Data provided -

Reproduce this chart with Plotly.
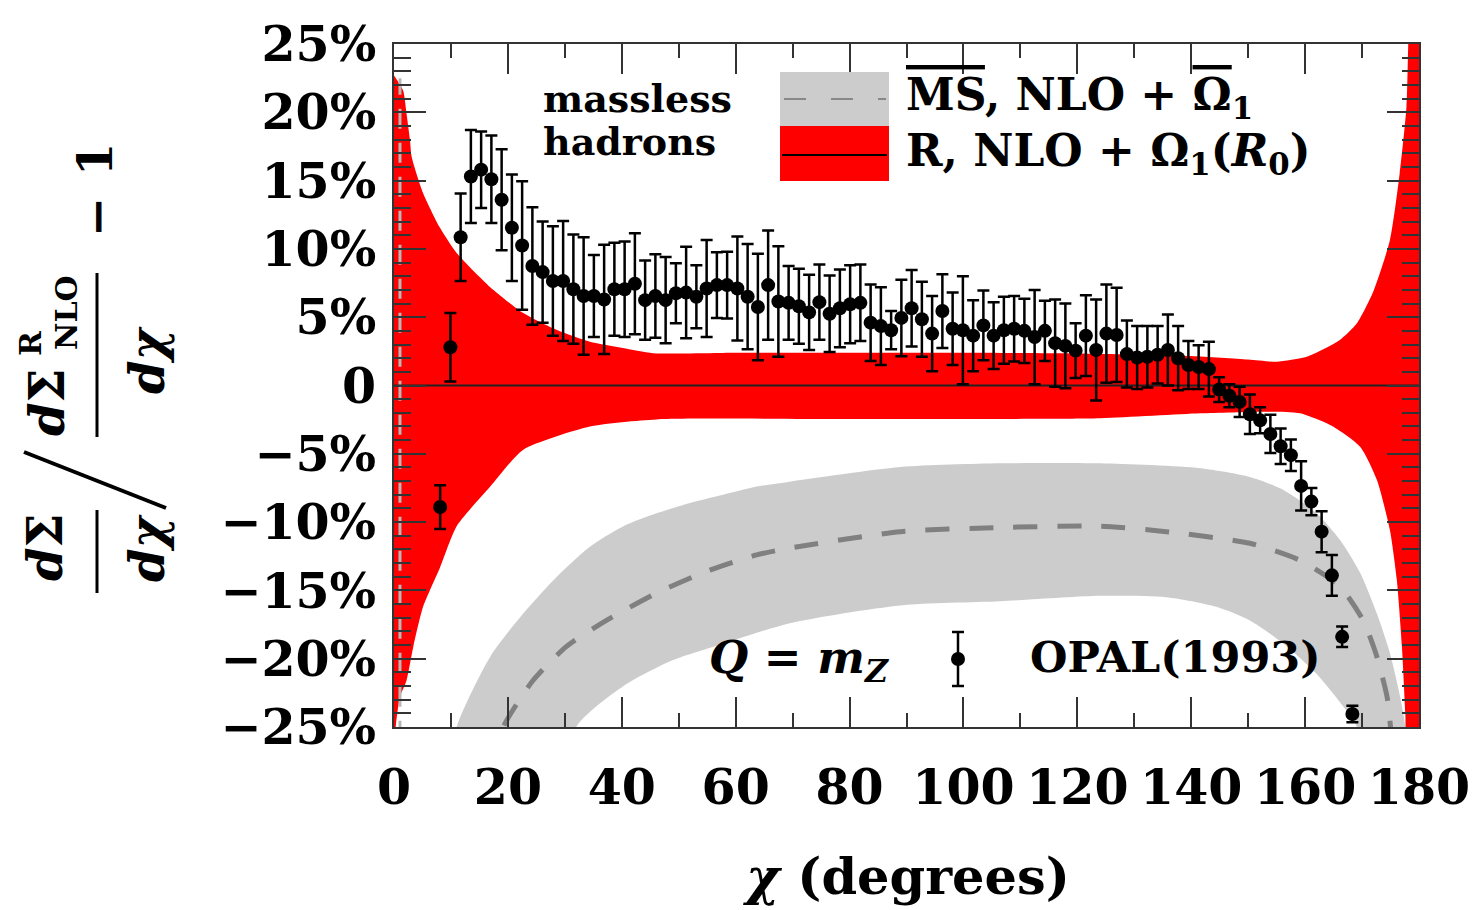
import plotly.graph_objects as go

# The page body has an 8px default margin; work in reference-pixel coordinates
OFF = 8
W, H = 1476 - OFF, 910 - OFF
L, R, T, B = 394, 1419, 44, 727   # plot area in reference pixels

def px(x):
    return (x - L) / (R - L)

def py(y):
    return (B - y) / (B - T)

# ---------------- data ----------------
chi = [8.1, 9.9, 11.7, 13.5, 15.3, 17.1, 18.9, 20.7, 22.5, 24.3,
       26.1, 27.9, 29.7, 31.5, 33.3, 35.1, 36.9, 38.7, 40.5, 42.3,
       44.1, 45.9, 47.7, 49.5, 51.3, 53.1, 54.9, 56.7, 58.5, 60.3,
       62.1, 63.9, 65.7, 67.5, 69.3, 71.1, 72.9, 74.7, 76.5, 78.3,
       80.1, 81.9, 83.7, 85.5, 87.3, 89.1, 90.9, 92.7, 94.5, 96.3,
       98.1, 99.9, 101.7, 103.5, 105.3, 107.1, 108.9, 110.7, 112.5, 114.3,
       116.1, 117.9, 119.7, 121.5, 123.3, 125.1, 126.9, 128.7, 130.5, 132.3,
       134.1, 135.9, 137.7, 139.5, 141.3, 143.1, 144.9, 146.7, 148.5, 150.3,
       152.1, 153.9, 155.7, 157.5, 159.3, 161.1, 162.9, 164.7, 166.5, 168.3]
opal = [-8.9, 2.8, 10.85, 15.3, 15.8, 15.1, 13.6, 11.55, 10.25, 8.75,
        8.3, 7.65, 7.65, 7.05, 6.55, 6.55, 6.3, 7.05, 7.05, 7.45,
        6.25, 6.55, 6.25, 6.75, 6.8, 6.5, 7.1, 7.35, 7.35, 7.1,
        6.5, 5.75, 7.35, 6.15, 6.05, 5.8, 5.35, 6.1, 5.25, 5.65,
        5.95, 6.05, 4.6, 4.35, 4.05, 4.95, 5.65, 4.85, 3.8, 5.45,
        4.15, 4.05, 3.65, 4.4, 3.65, 4.05, 4.15, 4.0, 3.55, 4.0,
        3.1, 2.9, 2.55, 3.65, 2.6, 3.8, 3.7, 2.3, 2.05, 2.1,
        2.25, 2.6, 2.0, 1.5, 1.35, 1.2, -0.3, -0.75, -1.2, -2.1,
        -2.55, -3.55, -4.45, -5.1, -7.35, -8.5, -10.7, -13.9, -18.4, -24.05]
opal_err = [1.6, 2.5, 3.2, 3.4, 2.8, 3.2, 3.7, 3.9, 4.7, 4.3,
            3.7, 4.0, 4.4, 4.0, 4.3, 3.0, 4.0, 3.4, 3.5, 3.7,
            2.9, 3.05, 3.15, 2.2, 3.35, 2.3, 3.55, 2.4, 2.45, 3.8,
            3.85, 3.9, 4.0, 4.05, 2.7, 2.75, 2.75, 2.75, 2.8, 2.85,
            2.85, 2.8, 2.8, 2.85, 1.4, 2.8, 2.8, 2.75, 2.75, 2.7,
            2.65, 3.95, 2.6, 2.55, 2.45, 2.45, 2.4, 2.35, 3.45, 2.2,
            3.2, 3.1, 2.0, 2.95, 3.7, 3.6, 3.45, 2.45, 2.3, 2.25,
            2.1, 2.6, 2.35, 1.75, 1.6, 2.0, 0.9, 0.85, 1.1, 1.45,
            0.95, 1.4, 1.3, 1.15, 1.8, 1.0, 1.5, 1.5, 0.75, 0.6]

# R-scheme band (NLO + Omega1(R0)), relative to R NLO
red_up_x = [0, 1.6, 2.2, 2.8, 3.1, 5.1, 8.0, 11.0, 16.9, 22.7, 28.6, 34.4, 40.2, 45.5,
            60, 80, 100, 120, 140, 150, 155, 160.3, 166.1, 169.1, 171.9, 174.9,
            176.6, 177.8, 178.1, 178.5, 180]
red_up_y = [22.7, 21.6, 19.9, 18.0, 16.75, 14.1, 11.6, 9.7, 7.2, 5.3, 4.06, 3.2, 2.74, 2.36,
            2.4, 2.4, 2.4, 2.35, 2.16, 1.9, 1.74, 2.1, 3.33, 4.55, 6.8, 10.65,
            15.5, 20.4, 24.8, 30, 30]
red_lo_x = [0, 0.3, 1.05, 2.2, 3.4, 5.1, 8.1, 11.0, 16.9, 22.7, 34.4, 46.1, 80, 124,
            141.6, 153.3, 159.1, 164.9, 169.7, 172.6, 174.9, 176.1, 177.0, 177.6, 178.2, 180]
red_lo_y = [-30, -25, -22.8, -21.6, -19.1, -16.2, -13.3, -10.3, -7.4, -4.7, -3.0, -2.48, -2.45, -2.4,
            -2.04, -1.92, -2.04, -3.0, -4.5, -6.9, -10.6, -14.2, -19.1, -24, -30, -30]

# MS-bar band (NLO + Omega1-bar)
gray_up_x = [9.0, 11.0, 16.9, 22.7, 28.6, 34.4, 40.3, 46.1, 52.0, 57.8, 63.7, 69.5, 88.9,
             106.4, 124, 141.6, 150.3, 156.2, 162.0, 166.1, 169.7, 172.6, 174.9, 176.7, 177.6, 178.5]
gray_up_y = [-30, -25, -19.85, -16.7, -14.0, -11.8, -10.3, -9.36, -8.6, -8.0, -7.4, -7.04, -5.97,
             -5.7, -5.7, -6.06, -6.7, -7.65, -9.36, -11.3, -13.75, -16.7, -19.6, -22.8, -25, -30]
gray_lo_x = [29.5, 32.0, 40.3, 49.0, 57.8, 69.5, 88.9, 106.4, 124, 135.6, 144.4, 150.3, 156.2,
             162.0, 166.7, 169.1, 170.5]
gray_lo_y = [-30, -25, -22, -20.1, -18.9, -17.4, -16.1, -15.8, -15.4, -15.5, -16.2, -17.2, -18.9,
             -21.1, -23.5, -25, -30]
dash_x = [17.5, 19.2, 24.4, 30.3, 37.3, 46.1, 54.9, 63.7, 69.5, 88.9, 106, 124, 135.6, 150.3,
          159.1, 166.1, 170.2, 172.6, 174.4, 175.0, 175.6]
dash_y = [-28, -25, -21.6, -19.1, -17.2, -15.2, -13.6, -12.4, -11.9, -10.7, -10.4, -10.3, -10.7,
          -11.55, -12.8, -14.7, -17.2, -19.85, -22.8, -25, -28]
spike_x = [1.05, 1.05]
spike_y = [-26, 22.5]

ytick_vals = [-25, -20, -15, -10, -5, 0, 5, 10, 15, 20, 25]
ytick_text = ["−25%", "−20%", "−15%", "−10%", "−5%", "0", "5%", "10%", "15%", "20%", "25%"]
xtick_vals = [0, 20, 40, 60, 80, 100, 120, 140, 160, 180]
xtick_text = ["0", "20", "40", "60", "80", "100", "120", "140", "160", "180"]

FONT = "DejaVu Serif"
RED = "#ff0000"
GRAY = "#cccccc"
DGRAY = "#808080"

fig = go.Figure()

fig.add_trace(go.Scatter(x=gray_up_x + gray_lo_x[::-1], y=gray_up_y + gray_lo_y[::-1],
                         fill="toself", fillcolor=GRAY, mode="lines",
                         line=dict(width=0, shape="spline", smoothing=0.7),
                         hoverinfo="skip", showlegend=False))
fig.add_trace(go.Scatter(x=red_up_x + red_lo_x[::-1], y=red_up_y + red_lo_y[::-1],
                         fill="toself", fillcolor=RED, mode="lines",
                         line=dict(width=0, shape="spline", smoothing=0.6),
                         hoverinfo="skip", showlegend=False))
fig.add_trace(go.Scatter(x=dash_x, y=dash_y, mode="lines",
                         line=dict(color=DGRAY, width=5, dash="24px,20px", shape="spline", smoothing=0.6),
                         hoverinfo="skip", showlegend=False))
fig.add_trace(go.Scatter(x=spike_x, y=spike_y, mode="lines",
                         line=dict(color="#b8b8b8", width=3, dash="20px,14px"),
                         hoverinfo="skip", showlegend=False))
fig.add_trace(go.Scatter(x=[0, 180], y=[0, 0], mode="lines",
                         line=dict(color="#222222", width=2),
                         hoverinfo="skip", showlegend=False))
fig.add_trace(go.Scatter(x=chi, y=opal, mode="markers",
                         marker=dict(color="black", size=14),
                         error_y=dict(type="data", array=opal_err, color="black",
                                      thickness=2.5, width=6),
                         showlegend=False))

axis_common = dict(
    showgrid=False, zeroline=False, showline=True, linecolor="#333333", linewidth=2,
    mirror="allticks", ticks="inside", tickcolor="#333333", tickwidth=1.5,
    tickfont=dict(family=FONT, size=49, color="black", weight="bold"),
)
fig.update_xaxes(range=[0, 180], tickvals=xtick_vals, ticktext=xtick_text, ticklen=30,
                 minor=dict(ticks="inside", dtick=10, tick0=0, ticklen=14,
                            tickcolor="#333333", tickwidth=1.5),
                 ticklabelstandoff=16, **axis_common)
fig.update_yaxes(range=[-25, 25], tickvals=ytick_vals, ticktext=ytick_text, ticklen=32,
                 minor=dict(ticks="inside", dtick=1, tick0=0, ticklen=17,
                            tickcolor="#333333", tickwidth=1.5),
                 ticklabelstandoff=6, **axis_common)

shapes = []
# legend boxes
shapes.append(dict(type="rect", xref="paper", yref="paper", x0=px(780), x1=px(889),
                   y0=py(126), y1=py(72), fillcolor=GRAY, line=dict(width=0), layer="above"))
shapes.append(dict(type="rect", xref="paper", yref="paper", x0=px(780), x1=px(889),
                   y0=py(181), y1=py(126), fillcolor=RED, line=dict(width=0), layer="above"))
shapes.append(dict(type="line", xref="paper", yref="paper", x0=px(784), x1=px(886),
                   y0=py(99), y1=py(99), line=dict(color="#888888", width=2, dash="22px,25px")))
shapes.append(dict(type="line", xref="paper", yref="paper", x0=px(782), x1=px(887),
                   y0=py(155), y1=py(155), line=dict(color="black", width=2)))
# OPAL legend marker
shapes.append(dict(type="line", xref="paper", yref="paper", x0=px(958), x1=px(958),
                   y0=py(632), y1=py(686), line=dict(color="black", width=2.5)))
for yy in (632, 686):
    shapes.append(dict(type="line", xref="paper", yref="paper", x0=px(952), x1=px(964),
                       y0=py(yy), y1=py(yy), line=dict(color="black", width=2.5)))
shapes.append(dict(type="circle", xref="paper", yref="paper", x0=px(951), x1=px(965),
                   y0=py(666), y1=py(652), fillcolor="black", line=dict(width=0)))
# y-title fraction bars and slash
shapes.append(dict(type="line", xref="paper", yref="paper", x0=px(97), x1=px(97),
                   y0=py(510), y1=py(593), line=dict(color="black", width=3)))
shapes.append(dict(type="line", xref="paper", yref="paper", x0=px(97), x1=px(97),
                   y0=py(273), y1=py(437), line=dict(color="black", width=3)))
shapes.append(dict(type="line", xref="paper", yref="paper", x0=px(24), x1=px(166),
                   y0=py(452), y1=py(508), line=dict(color="black", width=4)))
fig.update_layout(shapes=shapes)

def ann(text, x, y, size, xanchor="center", yanchor="middle", angle=0):
    return dict(text=text, x=px(x), y=py(y), xref="paper", yref="paper", showarrow=False,
                xanchor=xanchor, yanchor=yanchor, textangle=angle,
                font=dict(family=FONT, size=size, color="black", weight="bold"))

annotations = [
    ann("massless", 541, 99, 38, xanchor="left"),
    ann("hadrons", 541, 141, 38, xanchor="left"),
    ann("<span style='text-decoration:overline'>MS</span>, NLO + "
        "<span style='text-decoration:overline'>Ω</span><sub>1</sub>", 904, 97, 44, xanchor="left"),
    ann("R, NLO + Ω<sub>1</sub>(<i>R</i><sub>0</sub>)", 904, 153, 44, xanchor="left"),
    ann("<i>Q</i> = <i>m<sub>Z</sub></i>", 799, 660, 45),
    ann("OPAL(1993)", 1028, 657, 43, xanchor="left"),
    ann("<i>χ</i> (degrees)", 906, 876, 51),
    # y-axis title pieces (rotated)
    ann("<i>d</i>Σ", 45, 547, 48, angle=-90),
    ann("<i>dχ</i>", 147, 548, 48, angle=-90),
    ann("<i>d</i>Σ", 47, 402, 48, angle=-90),
    ann("R", 30, 343, 30, angle=-90),
    ann("NLO", 66, 313, 30, angle=-90),
    ann("<i>dχ</i>", 147, 360, 48, angle=-90),
    ann("−", 97, 217, 48, angle=-90),
    ann("1", 95, 160, 48, angle=-90),
]
fig.update_layout(annotations=annotations)

fig.update_layout(
    width=W, height=H,
    margin=dict(l=L - OFF, r=(W + OFF) - R, t=T - OFF, b=(H + OFF) - B, autoexpand=False),
    paper_bgcolor="white", plot_bgcolor="white",
    showlegend=False,
    font=dict(family=FONT, color="black"),
)

fig.write_html("out.html")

Written instruction - Write out exactly the opening lines of the data, stopping after the line that holds "return (B - y) / (B - T)". Exclude pictures.

Correct result -
Reproduce this chart with Plotly.
import plotly.graph_objects as go

# The page body has an 8px default margin; work in reference-pixel coordinates
OFF = 8
W, H = 1476 - OFF, 910 - OFF
L, R, T, B = 394, 1419, 44, 727   # plot area in reference pixels

def px(x):
    return (x - L) / (R - L)

def py(y):
    return (B - y) / (B - T)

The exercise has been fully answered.